Une réforme en profondeur
En définitive, la Charte de Palerme s’impose d’ores et déjà comme canevas législatif exemplaire d’une réforme en profondeur de la politique européenne en vigueur. L’obstacle décisif à sa réalisation est d’ordre politique. Car malgré toute la charge humanitaire de ce texte d’avant-garde, dans le contexte actuel de crise gérée à grand renfort d’infractions constitutionnelles et de lois d’exceptions, il reste tributaire de décisions parlementaires et de l’émergence de majorités progressistes capables d’inverser la stratégie dominante actuelle. De cet avènement dépend l’avenir de son utopie.
- Médecins sans frontières, SOS Méditerranée, Ligue des droits de l’homme, Amnesty International, Oxfam, observateur de l’ONU, juristes et avocats, associations confessionnelles et syndicales, réseau associatif citoyen.
- Cette Charte n’a pas été entérinée par les autorités de l’UE. Son contenu reste pour l’instant de l’ordre de l’exemplarité promotionnelle.
- Depuis 1975, année du démarrage de la réhabilitation urbanistique de l’antique cité (Le «Printemps de Palerme»), le peuple palermitain l’a reconduit à cinq reprises à la tête de la municipalité.
- A Palerme, le solde entre le coût et le revenu produit par l’immigration s’avère positif.
- Les couches aisées de la population (bourgeoisie, aristocratie résiduelle) ont émigré vers une ceinture de buildings située entre le centre et la grande banlieue.
- «Article 13. Toute personne a le droit de circuler librement et de choisir sa résidence à l’intérieur d’un Etat.
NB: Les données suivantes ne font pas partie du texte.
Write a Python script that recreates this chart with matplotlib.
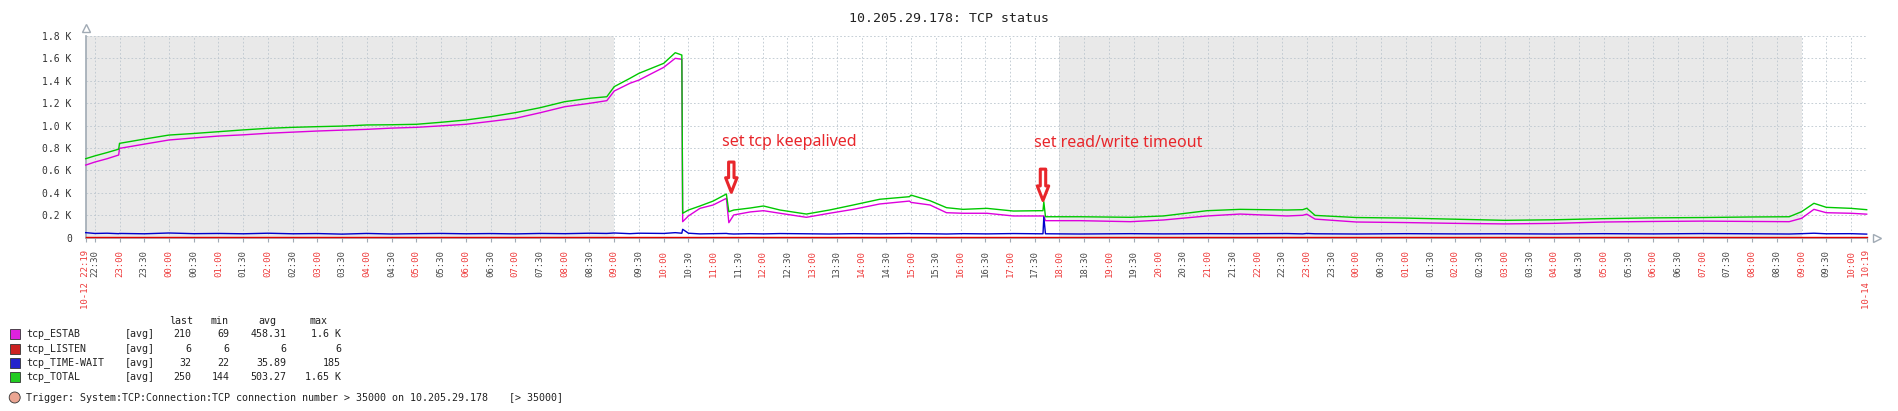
import numpy as np
import pandas as pd
import matplotlib
matplotlib.use('Agg')
import matplotlib.pyplot as plt
import matplotlib.patches as mpatches

plt.rcParams['font.family'] = ['DejaVu Sans Mono']

"""___________________"""
"Data (read off the zabbix graph)"
times = ['10-12 22:19', '10-12 22:30', '10-12 22:45', '10-12 22:59', '10-12 23:00', '10-12 23:30',
         '10-13 00:00', '10-13 00:30', '10-13 01:00', '10-13 01:30', '10-13 02:00', '10-13 02:30',
         '10-13 03:00', '10-13 03:30', '10-13 04:00', '10-13 04:30', '10-13 05:00', '10-13 05:30',
         '10-13 06:00', '10-13 06:30', '10-13 07:00', '10-13 07:30', '10-13 08:00', '10-13 08:30',
         '10-13 08:51', '10-13 09:00', '10-13 09:19', '10-13 09:30', '10-13 10:00', '10-13 10:14',
         '10-13 10:22', '10-13 10:23', '10-13 10:30', '10-13 10:44', '10-13 11:00', '10-13 11:16',
         '10-13 11:19', '10-13 11:25', '10-13 11:45', '10-13 12:01', '10-13 12:21', '10-13 12:53',
         '10-13 13:21', '10-13 13:50', '10-13 14:22', '10-13 14:58', '10-13 15:00', '10-13 15:23',
         '10-13 15:43', '10-13 16:03', '10-13 16:32', '10-13 17:04', '10-13 17:36', '10-13 17:40',
         '10-13 17:41', '10-13 17:43', '10-13 18:25', '10-13 19:26', '10-13 20:06', '10-13 20:59',
         '10-13 21:39', '10-13 22:36', '10-13 22:55', '10-13 23:00', '10-13 23:10', '10-14 00:00',
         '10-14 01:00', '10-14 02:00', '10-14 03:00', '10-14 04:00', '10-14 05:00', '10-14 06:00',
         '10-14 07:00', '10-14 08:00', '10-14 08:45', '10-14 09:00', '10-14 09:15', '10-14 09:30',
         '10-14 10:00', '10-14 10:19']

tcp_total = [705, 730, 760, 790, 842, 880, 916, 930, 946, 962, 976, 985,
             991, 996, 1006, 1008, 1012, 1030, 1050, 1080, 1116, 1160, 1214, 1244,
             1258, 1348, 1422, 1467, 1556, 1651, 1630, 218, 247, 283, 327, 390,
             232, 247, 265, 283, 247, 211, 247, 292, 343, 366, 380, 330,
             268, 253, 262, 238, 241, 241, 321, 187, 187, 182, 194, 241,
             253, 247, 250, 263, 199, 180, 175, 165, 155, 160, 170, 177,
             180, 185, 187, 232, 307, 271, 262, 250]

tcp_estab = [648, 675, 705, 738, 797, 835, 872, 890, 907, 918, 932, 942,
             952, 960, 967, 978, 985, 998, 1012, 1038, 1065, 1115, 1169, 1199,
             1223, 1309, 1378, 1407, 1520, 1601, 1592, 143, 194, 262, 292, 351,
             134, 203, 230, 241, 218, 182, 218, 253, 301, 327, 315, 292,
             223, 218, 218, 194, 194, 194, 194, 152, 152, 143, 158, 194,
             211, 194, 200, 210, 166, 140, 135, 128, 123, 128, 140, 145,
             148, 145, 143, 173, 253, 223, 218, 210]

tcp_time_wait = [45, 38, 40, 36, 38, 35, 42, 36, 38, 35, 40, 35,
                 37, 32, 38, 33, 36, 38, 35, 37, 34, 38, 36, 40,
                 38, 42, 36, 40, 38, 45, 40, 75, 40, 34, 36, 38,
                 35, 33, 36, 34, 37, 35, 33, 36, 34, 37, 36, 35,
                 33, 36, 34, 37, 35, 35, 185, 35, 33, 36, 34, 36,
                 35, 37, 34, 38, 35, 33, 36, 34, 35, 33, 36, 34,
                 37, 35, 33, 36, 40, 35, 36, 32]

tcp_listen = [6] * len(times)

series_names = ['tcp_ESTAB', 'tcp_LISTEN', 'tcp_TIME-WAIT', 'tcp_TOTAL']
legend_last = ['210', '6', '32', '250']
legend_min = ['69', '6', '22', '144']
legend_avg = ['458.31', '6', '35.89', '503.27']
legend_max = ['1.6 K', '6', '185', '1.65 K']

night_periods = [('10-12 22:19', '10-13 09:00'), ('10-13 18:00', '10-14 09:00')]
events = [('10-13 11:22', 'set tcp keepalived'), ('10-13 17:40', 'set read/write timeout')]
"""___________________"""

W, H = 1898, 411
line_colors = ['#DD00DD', '#E00000', '#0000CC', '#00C800']
box_colors = ['#DD22DD', '#CC2222', '#2222CC', '#22CC22']
grid_col = '#BCC6CE'
axis_col = '#A0AAB4'
red_lbl = '#EE3B3B'
grey_lbl = '#4A4A4A'
note_red = '#E8262B'


def to_hours(s):
    t = pd.to_datetime(s, format='%m-%d %H:%M')
    return (t - t0).total_seconds() / 3600.0


t0 = pd.to_datetime(times[0], format='%m-%d %H:%M')
t_end = pd.to_datetime(times[-1], format='%m-%d %H:%M')
x = np.array([to_hours(s) for s in times])
x_end = to_hours(times[-1])

fig = plt.figure(figsize=(W / 100, H / 100), dpi=100)
ax = fig.add_axes([85.7 / W, 1 - 237.7 / H, 1781 / W, 201.7 / H])

# night shading
for a, b in night_periods:
    ax.axvspan(to_hours(a), to_hours(b), color='#E9E9E9', lw=0, zorder=0)

# lines
series = [tcp_estab, tcp_listen, tcp_time_wait, tcp_total]
for vals, col in zip(series, line_colors):
    ax.plot(x, vals, color=col, lw=1.0, zorder=3, clip_on=False)

ax.set_xlim(0, x_end)
ax.set_ylim(0, 1800)

# y axis
yt = np.arange(0, 1801, 200)
ax.set_yticks(yt)
ax.set_yticklabels(['0'] + ['%.1f K' % (v / 1000.) for v in yt[1:]], fontsize=7, color='#333333')
ax.tick_params(axis='y', length=0, pad=10)

# x axis: every 30 min + start/end
ticks = pd.date_range(t0.ceil('30min'), t_end.floor('30min'), freq='30min')
xt = [0] + [(t - t0).total_seconds() / 3600.0 for t in ticks] + [x_end]
xl = [t0.strftime('%m-%d %H:%M')] + [t.strftime('%H:%M') for t in ticks] + [t_end.strftime('%m-%d %H:%M')]
ax.set_xticks(xt)
ax.set_xticklabels(xl, rotation=90, fontsize=6.5, va='top', ha='center')
for lbl in ax.get_xticklabels():
    if lbl.get_text().endswith(':00') or len(lbl.get_text()) > 5:
        lbl.set_color(red_lbl)
    else:
        lbl.set_color(grey_lbl)
ax.tick_params(axis='x', length=3, color=axis_col, pad=6)

# grid
for v in yt[1:]:
    ax.axhline(v, color=grid_col, lw=0.6, ls=(0, (2, 2.5)), zorder=1)
for v in xt[1:]:
    ax.axvline(v, color=grid_col, lw=0.6, ls=(0, (2, 2.5)), zorder=1)

for s in ['top', 'right']:
    ax.spines[s].set_visible(False)
for s in ['left', 'bottom']:
    ax.spines[s].set_color(axis_col)
    ax.spines[s].set_linewidth(1.2)
    ax.spines[s].set_zorder(2)
ax.plot([0], [1.04], marker='^', ms=6, mfc='white', mec=axis_col, mew=1,
        transform=ax.transAxes, clip_on=False)
ax.plot([1.006], [0], marker='>', ms=6, mfc='white', mec=axis_col, mew=1,
        transform=ax.transAxes, clip_on=False)

# hand-drawn notes
for (t, txt), ytop, ytip, ytxt in zip(events, [675, 612], [405, 332], [857, 848]):
    xe = to_hours(t)
    ax.annotate('', xy=(xe, ytip), xytext=(xe, ytop),
                arrowprops=dict(arrowstyle='simple,head_length=0.7,head_width=0.55,tail_width=0.26',
                                fc='white', ec=note_red, lw=2.2, shrinkA=0, shrinkB=0,
                                mutation_scale=15), zorder=6)
    ax.text(xe - 0.18, ytxt, txt, color=note_red, fontsize=11.5, family=['Noto Sans', 'DejaVu Sans'],
            va='center', ha='left', zorder=6)

fig.text(0.5, 1 - 19 / H, '10.205.29.178: TCP status', ha='center', va='center', fontsize=9.5, color='#222222')


# legend
def px(xp, yp):
    return xp / W, 1 - yp / H


fs = 7.2
for xr, h in zip([193, 228.5, 276.7, 328], ['last', 'min', 'avg', 'max']):
    fig.text(*px(xr, 321), h, ha='right', va='center', fontsize=fs, color='#222222')
rows_y = [334, 348.5, 363, 377]
for i in range(4):
    yp = rows_y[i]
    fig.patches.append(mpatches.Rectangle(px(9.5, yp + 5), 10 / W, 10 / H, transform=fig.transFigure,
                                          fc=box_colors[i], ec='#333333', lw=0.6))
    fig.text(*px(26.8, yp), series_names[i], ha='left', va='center', fontsize=fs, color='#222222')
    fig.text(*px(125, yp), '[avg]', ha='left', va='center', fontsize=fs, color='#222222')
    fig.text(*px(191.7, yp), legend_last[i], ha='right', va='center', fontsize=fs, color='#222222')
    fig.text(*px(229.6, yp), legend_min[i], ha='right', va='center', fontsize=fs, color='#222222')
    fig.text(*px(286.4, yp), legend_avg[i], ha='right', va='center', fontsize=fs, color='#222222')
    fig.text(*px(341, yp), legend_max[i], ha='right', va='center', fontsize=fs, color='#222222')

fig.patches.append(mpatches.Ellipse(px(14.7, 397.5), 11 / W, 11 / H, transform=fig.transFigure,
                                    fc='#EBA592', ec='#333333', lw=0.6))
fig.text(*px(26, 397.5), 'Trigger: System:TCP:Connection:TCP connection number > 35000 on 10.205.29.178',
         ha='left', va='center', fontsize=fs, color='#222222')
fig.text(*px(508.6, 397.5), '[> 35000]', ha='left', va='center', fontsize=fs, color='#222222')

fig.savefig('out.png', dpi=100)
Toute personne a le droit de quitter un pays, y compris le sien et de revenir dans son pays»
- Conventions pour la défense des travailleurs immigrés, des minorités ethniques, des femmes et des enfants.
- Les Centres d’Identification et d’Expulsion (CIE) ont été remplacés par les CPR (Centres Permanents Pour le Rapatriement). Ils ont été installés dans 20 régions, de préférence à proximité des villes portuaires. Cette innovation correspond à un durcissement de la politique migratoire de l’UE.